[START OF SUPPLIED RECORDS]

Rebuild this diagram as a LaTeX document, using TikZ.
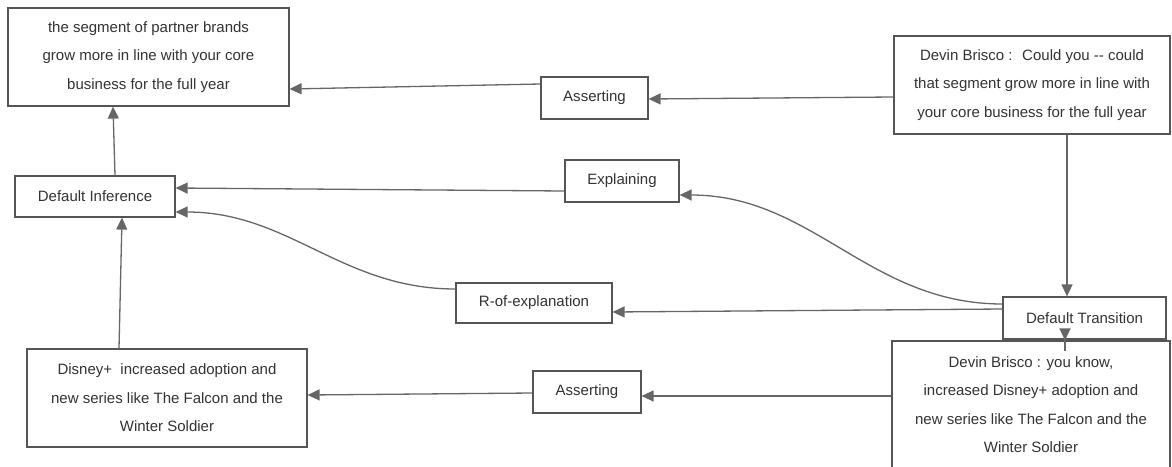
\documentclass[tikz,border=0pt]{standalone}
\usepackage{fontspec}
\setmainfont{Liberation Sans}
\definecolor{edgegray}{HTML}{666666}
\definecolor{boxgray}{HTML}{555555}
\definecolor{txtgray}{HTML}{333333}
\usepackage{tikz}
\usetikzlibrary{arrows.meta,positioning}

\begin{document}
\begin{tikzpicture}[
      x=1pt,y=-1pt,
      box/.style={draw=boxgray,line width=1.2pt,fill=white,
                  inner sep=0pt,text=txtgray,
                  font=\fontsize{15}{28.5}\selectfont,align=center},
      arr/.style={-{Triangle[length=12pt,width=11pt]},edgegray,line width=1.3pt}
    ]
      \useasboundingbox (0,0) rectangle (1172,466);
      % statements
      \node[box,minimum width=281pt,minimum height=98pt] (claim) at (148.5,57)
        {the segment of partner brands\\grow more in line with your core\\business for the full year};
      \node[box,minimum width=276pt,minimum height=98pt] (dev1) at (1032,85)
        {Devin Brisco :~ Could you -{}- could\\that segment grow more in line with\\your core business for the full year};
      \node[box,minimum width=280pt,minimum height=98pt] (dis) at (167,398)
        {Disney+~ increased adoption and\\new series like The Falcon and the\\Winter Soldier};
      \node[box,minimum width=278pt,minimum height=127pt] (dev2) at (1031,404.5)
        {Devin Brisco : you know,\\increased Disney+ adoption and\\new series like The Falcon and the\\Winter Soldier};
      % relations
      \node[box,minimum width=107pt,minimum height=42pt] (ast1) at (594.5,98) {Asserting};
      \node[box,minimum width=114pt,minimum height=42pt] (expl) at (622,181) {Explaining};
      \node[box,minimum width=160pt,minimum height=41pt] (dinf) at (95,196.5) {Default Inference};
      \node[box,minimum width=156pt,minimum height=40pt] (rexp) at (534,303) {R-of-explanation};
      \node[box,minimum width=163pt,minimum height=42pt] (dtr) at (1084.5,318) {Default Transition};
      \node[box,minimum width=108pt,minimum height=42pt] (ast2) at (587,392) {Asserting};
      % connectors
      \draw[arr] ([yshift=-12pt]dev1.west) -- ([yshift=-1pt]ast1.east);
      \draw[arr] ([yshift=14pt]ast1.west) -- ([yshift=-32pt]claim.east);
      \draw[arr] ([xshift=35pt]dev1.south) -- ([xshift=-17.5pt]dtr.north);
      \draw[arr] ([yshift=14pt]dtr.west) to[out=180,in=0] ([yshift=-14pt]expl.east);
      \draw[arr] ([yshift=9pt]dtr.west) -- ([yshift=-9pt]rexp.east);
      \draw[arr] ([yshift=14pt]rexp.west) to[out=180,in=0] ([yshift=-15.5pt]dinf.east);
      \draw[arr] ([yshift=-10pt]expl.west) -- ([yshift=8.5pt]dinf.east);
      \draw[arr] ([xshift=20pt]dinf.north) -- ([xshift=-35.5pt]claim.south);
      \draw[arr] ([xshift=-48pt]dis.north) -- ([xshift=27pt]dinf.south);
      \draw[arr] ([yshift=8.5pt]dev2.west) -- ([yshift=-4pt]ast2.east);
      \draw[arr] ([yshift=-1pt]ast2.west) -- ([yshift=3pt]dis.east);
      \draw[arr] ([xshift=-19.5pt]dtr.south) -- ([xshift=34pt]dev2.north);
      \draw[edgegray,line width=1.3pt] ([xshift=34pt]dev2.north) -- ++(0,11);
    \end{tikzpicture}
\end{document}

[END OF SUPPLIED RECORDS]
[START OF SUPPLIED RECORDS]

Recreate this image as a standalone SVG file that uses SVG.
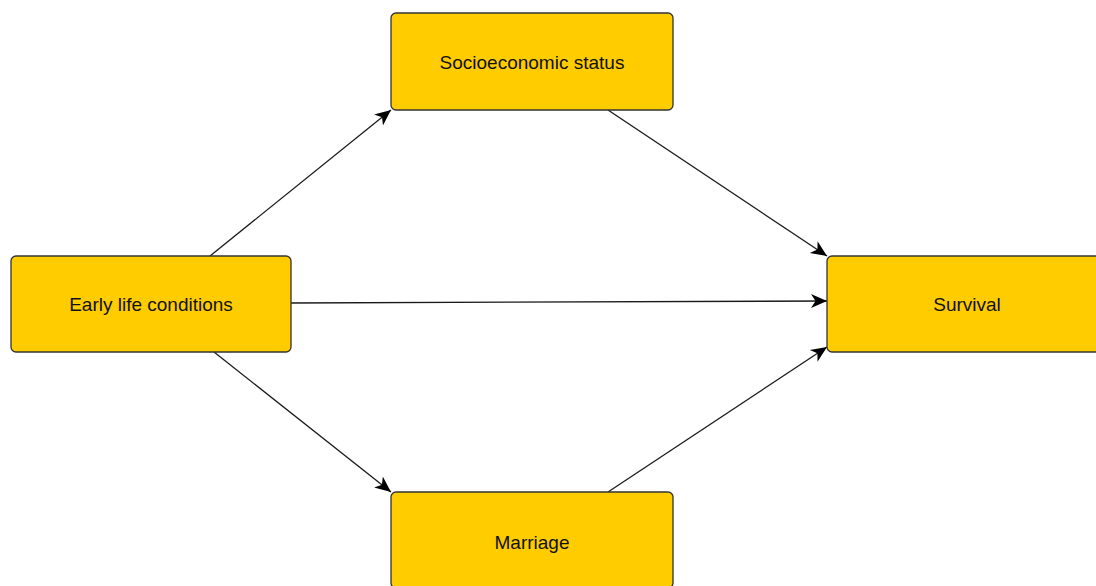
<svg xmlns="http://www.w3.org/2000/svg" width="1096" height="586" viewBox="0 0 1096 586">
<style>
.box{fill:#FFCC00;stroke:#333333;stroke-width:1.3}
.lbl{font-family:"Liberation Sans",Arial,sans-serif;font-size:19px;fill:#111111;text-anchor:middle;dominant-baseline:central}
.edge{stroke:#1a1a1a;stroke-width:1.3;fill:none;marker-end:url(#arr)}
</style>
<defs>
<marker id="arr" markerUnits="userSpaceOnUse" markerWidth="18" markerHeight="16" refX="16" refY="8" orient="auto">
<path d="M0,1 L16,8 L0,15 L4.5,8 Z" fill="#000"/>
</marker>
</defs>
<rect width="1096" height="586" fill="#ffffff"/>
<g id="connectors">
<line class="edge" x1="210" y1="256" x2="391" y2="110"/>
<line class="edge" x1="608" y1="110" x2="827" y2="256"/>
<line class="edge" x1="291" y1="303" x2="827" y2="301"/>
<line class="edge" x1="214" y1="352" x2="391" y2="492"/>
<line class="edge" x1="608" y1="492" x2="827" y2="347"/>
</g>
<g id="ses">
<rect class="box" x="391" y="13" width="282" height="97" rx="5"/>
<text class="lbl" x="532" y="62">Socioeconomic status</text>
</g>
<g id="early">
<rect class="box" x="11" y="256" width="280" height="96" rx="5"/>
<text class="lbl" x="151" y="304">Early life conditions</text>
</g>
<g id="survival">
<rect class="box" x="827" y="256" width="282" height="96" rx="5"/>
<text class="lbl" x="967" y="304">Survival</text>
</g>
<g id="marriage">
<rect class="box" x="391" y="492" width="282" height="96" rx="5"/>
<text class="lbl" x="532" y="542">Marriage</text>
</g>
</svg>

[END OF SUPPLIED RECORDS]
[START OF SUPPLIED RECORDS]

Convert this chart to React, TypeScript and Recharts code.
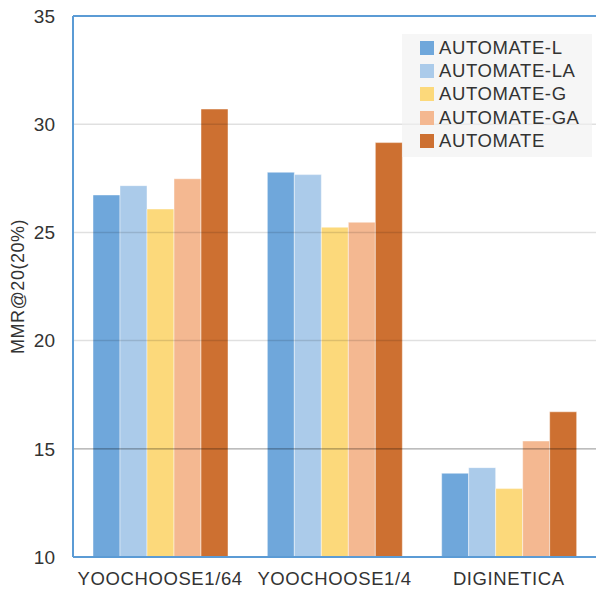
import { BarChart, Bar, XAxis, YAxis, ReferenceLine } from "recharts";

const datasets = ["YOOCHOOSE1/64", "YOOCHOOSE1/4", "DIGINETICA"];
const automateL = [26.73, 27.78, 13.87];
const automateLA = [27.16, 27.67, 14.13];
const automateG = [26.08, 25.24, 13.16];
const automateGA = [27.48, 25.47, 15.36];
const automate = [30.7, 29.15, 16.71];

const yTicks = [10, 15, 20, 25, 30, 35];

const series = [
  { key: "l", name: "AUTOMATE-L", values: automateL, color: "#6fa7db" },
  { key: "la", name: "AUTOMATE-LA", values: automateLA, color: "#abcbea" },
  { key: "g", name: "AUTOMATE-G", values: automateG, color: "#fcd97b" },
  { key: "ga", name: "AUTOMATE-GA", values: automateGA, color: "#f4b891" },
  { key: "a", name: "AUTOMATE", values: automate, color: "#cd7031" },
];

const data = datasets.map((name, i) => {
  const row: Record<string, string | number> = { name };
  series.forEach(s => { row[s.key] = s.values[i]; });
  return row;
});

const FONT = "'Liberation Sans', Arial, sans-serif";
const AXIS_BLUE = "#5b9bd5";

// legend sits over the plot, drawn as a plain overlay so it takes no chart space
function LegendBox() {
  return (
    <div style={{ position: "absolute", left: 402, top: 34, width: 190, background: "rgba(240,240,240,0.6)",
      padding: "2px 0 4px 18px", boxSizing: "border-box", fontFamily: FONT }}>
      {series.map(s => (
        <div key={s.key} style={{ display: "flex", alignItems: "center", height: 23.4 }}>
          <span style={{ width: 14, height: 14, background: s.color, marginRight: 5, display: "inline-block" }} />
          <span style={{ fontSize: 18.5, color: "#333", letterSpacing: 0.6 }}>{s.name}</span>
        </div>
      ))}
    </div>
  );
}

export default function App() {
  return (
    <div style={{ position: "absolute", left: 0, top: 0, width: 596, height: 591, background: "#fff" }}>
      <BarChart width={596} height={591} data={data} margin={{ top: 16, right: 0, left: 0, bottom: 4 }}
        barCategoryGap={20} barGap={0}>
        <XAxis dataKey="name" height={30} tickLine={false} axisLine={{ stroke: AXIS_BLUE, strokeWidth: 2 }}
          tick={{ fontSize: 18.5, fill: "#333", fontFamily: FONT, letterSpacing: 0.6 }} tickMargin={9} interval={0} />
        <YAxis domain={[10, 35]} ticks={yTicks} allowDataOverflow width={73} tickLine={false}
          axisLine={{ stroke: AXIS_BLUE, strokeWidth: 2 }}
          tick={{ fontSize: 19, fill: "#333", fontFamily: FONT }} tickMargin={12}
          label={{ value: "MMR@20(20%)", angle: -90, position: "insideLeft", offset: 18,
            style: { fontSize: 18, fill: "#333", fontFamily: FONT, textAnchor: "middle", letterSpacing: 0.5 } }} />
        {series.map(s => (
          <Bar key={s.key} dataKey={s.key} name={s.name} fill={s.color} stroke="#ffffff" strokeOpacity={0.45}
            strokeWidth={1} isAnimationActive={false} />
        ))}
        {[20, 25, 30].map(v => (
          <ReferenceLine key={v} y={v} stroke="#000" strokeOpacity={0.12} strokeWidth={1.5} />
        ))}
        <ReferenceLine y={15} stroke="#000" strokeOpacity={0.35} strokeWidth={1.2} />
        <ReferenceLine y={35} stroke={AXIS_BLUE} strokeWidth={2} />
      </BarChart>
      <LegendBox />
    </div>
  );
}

[END OF SUPPLIED RECORDS]

*WHAT IS BEING ASKED*:
Above are some entries; copy exactly the lines from the line with "Convert this chart" through the line with "const automate = [30.7, 29.15, 16.71];", both included, but none of the pictures.

*REPLY*:
Convert this chart to React, TypeScript and Recharts code.
import { BarChart, Bar, XAxis, YAxis, ReferenceLine } from "recharts";

const datasets = ["YOOCHOOSE1/64", "YOOCHOOSE1/4", "DIGINETICA"];
const automateL = [26.73, 27.78, 13.87];
const automateLA = [27.16, 27.67, 14.13];
const automateG = [26.08, 25.24, 13.16];
const automateGA = [27.48, 25.47, 15.36];
const automate = [30.7, 29.15, 16.71];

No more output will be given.